Analysis & Takeaways
Small and even mid-sized financial institutions have spent years positioning themselves as servants of local communities. This may have made a lot of sense during the branch-building boom of yesteryear. No one ever stops in the middle of a bubble long enough to ponder the consequences should the trend reverse. Everyone just assumed that banks and credit unions would just keep adding one branch after another.
But the nature of branch networks are changing, and changing fast. Branch closings are an ever-increasing reality. Indeed 8.4% of banks and credit unions who participated in The Financial Brand’s annual survey said they had plans to close branches in the next 12-18 months. And it’s going to become the norm for more and more financial institutions.
This is going to force many banks and credit unions to reevaluate their brand positions. There are thousands of financial institutions who have built their entire reputation on “local” and “community” themes. They have canned food drives and sponsor little league teams. They bear taglines like “Keeping It Local” and “Serving The Community We Call Home.”

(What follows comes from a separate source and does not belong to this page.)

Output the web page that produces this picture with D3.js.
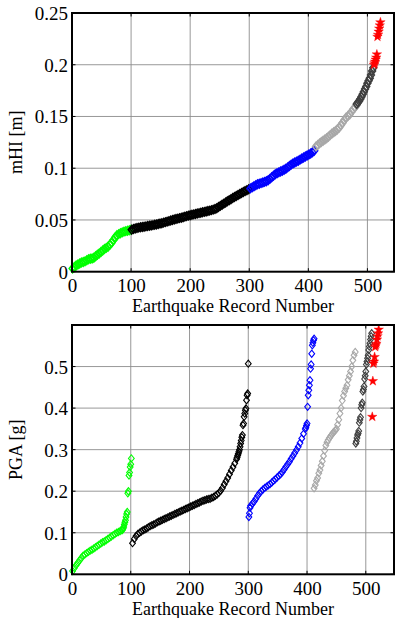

Key Question: How are these “community” financial institutions going to react when they realize they have to shut down branches that once served their communities? Without branches, how will banks and credit unions create as sense of “community” in the future? How can financial marketers position an institution as “local” when it has no physical presence? Can that be achieved simply through community events, charity and sponsorships? Or will there be a heightened role and need for social networks?